┏━━

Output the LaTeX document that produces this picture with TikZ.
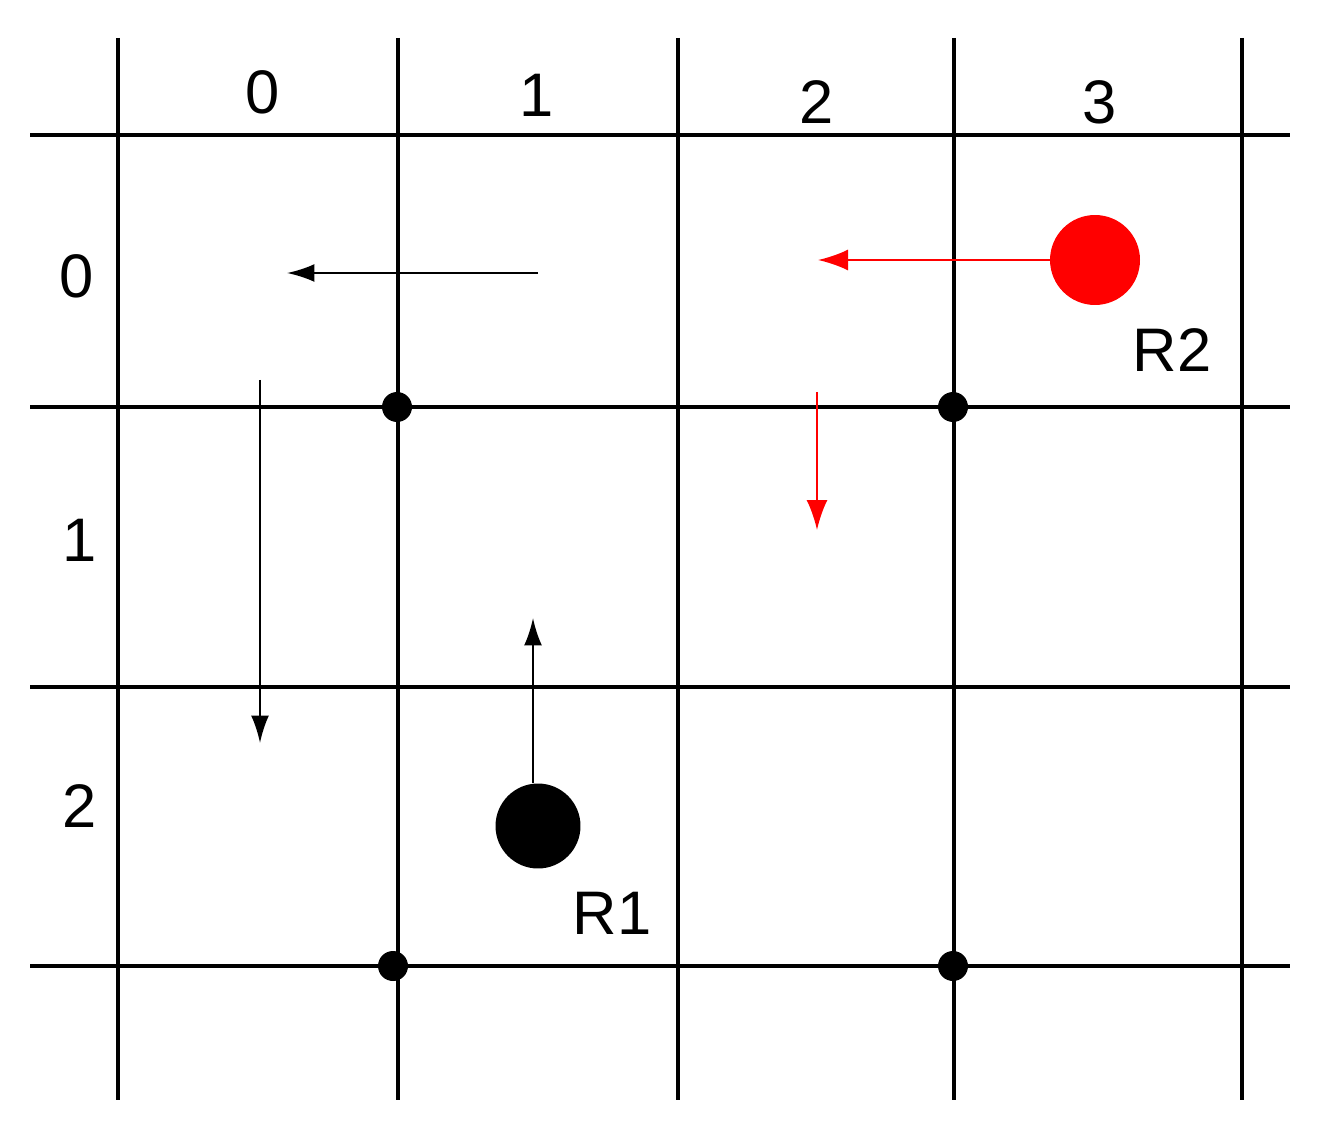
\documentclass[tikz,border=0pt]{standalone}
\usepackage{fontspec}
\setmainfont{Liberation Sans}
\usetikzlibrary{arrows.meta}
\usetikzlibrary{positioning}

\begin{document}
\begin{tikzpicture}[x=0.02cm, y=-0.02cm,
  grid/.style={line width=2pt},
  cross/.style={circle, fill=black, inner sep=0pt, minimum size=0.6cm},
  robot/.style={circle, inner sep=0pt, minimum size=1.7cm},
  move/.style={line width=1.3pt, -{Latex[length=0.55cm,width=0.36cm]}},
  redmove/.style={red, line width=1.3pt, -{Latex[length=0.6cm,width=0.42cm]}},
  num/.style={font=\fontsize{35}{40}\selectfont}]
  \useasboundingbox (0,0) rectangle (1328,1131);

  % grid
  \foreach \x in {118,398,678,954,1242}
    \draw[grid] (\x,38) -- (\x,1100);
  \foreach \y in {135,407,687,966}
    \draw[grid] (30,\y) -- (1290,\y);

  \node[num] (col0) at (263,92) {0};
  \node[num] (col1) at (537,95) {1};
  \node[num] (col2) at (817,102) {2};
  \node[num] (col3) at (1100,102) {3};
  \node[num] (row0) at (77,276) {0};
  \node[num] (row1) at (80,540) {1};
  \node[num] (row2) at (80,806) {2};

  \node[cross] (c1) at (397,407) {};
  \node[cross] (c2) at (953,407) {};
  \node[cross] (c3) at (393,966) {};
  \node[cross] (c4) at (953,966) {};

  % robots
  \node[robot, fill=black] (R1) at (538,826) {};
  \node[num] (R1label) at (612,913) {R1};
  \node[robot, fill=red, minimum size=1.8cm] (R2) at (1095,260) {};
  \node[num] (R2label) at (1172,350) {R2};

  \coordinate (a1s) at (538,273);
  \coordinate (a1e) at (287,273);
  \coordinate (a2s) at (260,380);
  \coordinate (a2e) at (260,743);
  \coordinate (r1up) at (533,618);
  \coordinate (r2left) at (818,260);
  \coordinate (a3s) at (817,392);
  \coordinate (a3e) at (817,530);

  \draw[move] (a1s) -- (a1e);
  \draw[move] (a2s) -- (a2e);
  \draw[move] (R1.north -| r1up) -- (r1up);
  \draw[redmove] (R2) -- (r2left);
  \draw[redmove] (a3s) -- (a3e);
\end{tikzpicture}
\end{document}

┗━━

Starting at the top of the listing above, reproduce each line up to and including the one with "(row2) at (80,806)"; omit the pictures.

* [Correct output]
Output the LaTeX document that produces this picture with TikZ.
\documentclass[tikz,border=0pt]{standalone}
\usepackage{fontspec}
\setmainfont{Liberation Sans}
\usetikzlibrary{arrows.meta}
\usetikzlibrary{positioning}

\begin{document}
\begin{tikzpicture}[x=0.02cm, y=-0.02cm,
  grid/.style={line width=2pt},
  cross/.style={circle, fill=black, inner sep=0pt, minimum size=0.6cm},
  robot/.style={circle, inner sep=0pt, minimum size=1.7cm},
  move/.style={line width=1.3pt, -{Latex[length=0.55cm,width=0.36cm]}},
  redmove/.style={red, line width=1.3pt, -{Latex[length=0.6cm,width=0.42cm]}},
  num/.style={font=\fontsize{35}{40}\selectfont}]
  \useasboundingbox (0,0) rectangle (1328,1131);

  % grid
  \foreach \x in {118,398,678,954,1242}
    \draw[grid] (\x,38) -- (\x,1100);
  \foreach \y in {135,407,687,966}
    \draw[grid] (30,\y) -- (1290,\y);

  \node[num] (col0) at (263,92) {0};
  \node[num] (col1) at (537,95) {1};
  \node[num] (col2) at (817,102) {2};
  \node[num] (col3) at (1100,102) {3};
  \node[num] (row0) at (77,276) {0};
  \node[num] (row1) at (80,540) {1};
  \node[num] (row2) at (80,806) {2};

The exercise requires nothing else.